Task to carry out: Output exactly the lines from the first one down to the line containing "(0,0) rectangle (874,1600);", inclusive.

Source data:
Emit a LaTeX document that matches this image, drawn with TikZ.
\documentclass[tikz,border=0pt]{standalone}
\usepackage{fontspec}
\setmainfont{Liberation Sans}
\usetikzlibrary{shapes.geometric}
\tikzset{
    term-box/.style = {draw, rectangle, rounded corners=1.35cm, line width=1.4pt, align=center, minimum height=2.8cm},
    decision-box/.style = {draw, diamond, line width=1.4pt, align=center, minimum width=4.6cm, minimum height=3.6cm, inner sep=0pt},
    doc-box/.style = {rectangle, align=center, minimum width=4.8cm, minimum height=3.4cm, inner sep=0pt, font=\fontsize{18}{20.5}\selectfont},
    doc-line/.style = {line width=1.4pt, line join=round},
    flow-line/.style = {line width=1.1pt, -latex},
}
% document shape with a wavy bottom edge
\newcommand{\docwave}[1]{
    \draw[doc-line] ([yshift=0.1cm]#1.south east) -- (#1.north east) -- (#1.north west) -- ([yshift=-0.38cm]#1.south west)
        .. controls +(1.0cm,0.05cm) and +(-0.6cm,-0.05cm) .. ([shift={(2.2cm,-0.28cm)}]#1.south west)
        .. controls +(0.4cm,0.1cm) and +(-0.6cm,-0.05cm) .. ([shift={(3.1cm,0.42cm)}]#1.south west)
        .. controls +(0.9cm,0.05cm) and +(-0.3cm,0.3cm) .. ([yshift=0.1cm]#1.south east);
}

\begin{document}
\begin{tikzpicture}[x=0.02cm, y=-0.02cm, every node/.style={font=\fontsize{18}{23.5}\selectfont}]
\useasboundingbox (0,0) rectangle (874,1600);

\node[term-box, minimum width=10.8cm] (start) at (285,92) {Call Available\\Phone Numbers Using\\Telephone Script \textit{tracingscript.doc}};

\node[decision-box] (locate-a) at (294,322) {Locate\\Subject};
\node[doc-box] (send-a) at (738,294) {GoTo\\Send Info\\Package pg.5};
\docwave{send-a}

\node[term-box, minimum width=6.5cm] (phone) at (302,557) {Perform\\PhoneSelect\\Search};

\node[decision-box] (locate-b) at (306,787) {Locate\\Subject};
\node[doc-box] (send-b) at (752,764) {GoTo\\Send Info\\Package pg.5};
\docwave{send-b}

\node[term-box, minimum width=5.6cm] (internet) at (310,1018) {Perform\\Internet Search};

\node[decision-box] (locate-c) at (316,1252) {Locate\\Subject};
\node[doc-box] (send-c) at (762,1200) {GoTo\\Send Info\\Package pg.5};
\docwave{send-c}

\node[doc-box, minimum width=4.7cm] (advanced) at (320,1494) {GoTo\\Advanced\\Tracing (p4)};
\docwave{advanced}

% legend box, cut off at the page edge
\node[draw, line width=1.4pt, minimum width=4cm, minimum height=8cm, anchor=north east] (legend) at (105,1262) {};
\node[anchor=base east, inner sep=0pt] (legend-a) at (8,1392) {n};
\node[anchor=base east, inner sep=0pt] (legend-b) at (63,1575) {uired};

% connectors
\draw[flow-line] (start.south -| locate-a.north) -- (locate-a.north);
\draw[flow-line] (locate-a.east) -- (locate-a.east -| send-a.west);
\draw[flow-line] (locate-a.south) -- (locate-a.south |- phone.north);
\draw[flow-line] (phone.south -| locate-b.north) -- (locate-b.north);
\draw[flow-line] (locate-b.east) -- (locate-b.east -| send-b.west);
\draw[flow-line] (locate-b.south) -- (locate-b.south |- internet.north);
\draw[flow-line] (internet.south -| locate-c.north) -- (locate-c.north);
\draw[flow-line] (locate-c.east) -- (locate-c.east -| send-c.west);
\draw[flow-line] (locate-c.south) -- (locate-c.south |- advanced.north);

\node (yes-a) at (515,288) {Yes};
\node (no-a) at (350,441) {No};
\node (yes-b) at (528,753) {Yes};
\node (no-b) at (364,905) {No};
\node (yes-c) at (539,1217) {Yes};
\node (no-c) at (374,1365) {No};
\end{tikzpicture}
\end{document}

Right answer:
Emit a LaTeX document that matches this image, drawn with TikZ.
\documentclass[tikz,border=0pt]{standalone}
\usepackage{fontspec}
\setmainfont{Liberation Sans}
\usetikzlibrary{shapes.geometric}
\tikzset{
    term-box/.style = {draw, rectangle, rounded corners=1.35cm, line width=1.4pt, align=center, minimum height=2.8cm},
    decision-box/.style = {draw, diamond, line width=1.4pt, align=center, minimum width=4.6cm, minimum height=3.6cm, inner sep=0pt},
    doc-box/.style = {rectangle, align=center, minimum width=4.8cm, minimum height=3.4cm, inner sep=0pt, font=\fontsize{18}{20.5}\selectfont},
    doc-line/.style = {line width=1.4pt, line join=round},
    flow-line/.style = {line width=1.1pt, -latex},
}
% document shape with a wavy bottom edge
\newcommand{\docwave}[1]{
    \draw[doc-line] ([yshift=0.1cm]#1.south east) -- (#1.north east) -- (#1.north west) -- ([yshift=-0.38cm]#1.south west)
        .. controls +(1.0cm,0.05cm) and +(-0.6cm,-0.05cm) .. ([shift={(2.2cm,-0.28cm)}]#1.south west)
        .. controls +(0.4cm,0.1cm) and +(-0.6cm,-0.05cm) .. ([shift={(3.1cm,0.42cm)}]#1.south west)
        .. controls +(0.9cm,0.05cm) and +(-0.3cm,0.3cm) .. ([yshift=0.1cm]#1.south east);
}

\begin{document}
\begin{tikzpicture}[x=0.02cm, y=-0.02cm, every node/.style={font=\fontsize{18}{23.5}\selectfont}]
\useasboundingbox (0,0) rectangle (874,1600);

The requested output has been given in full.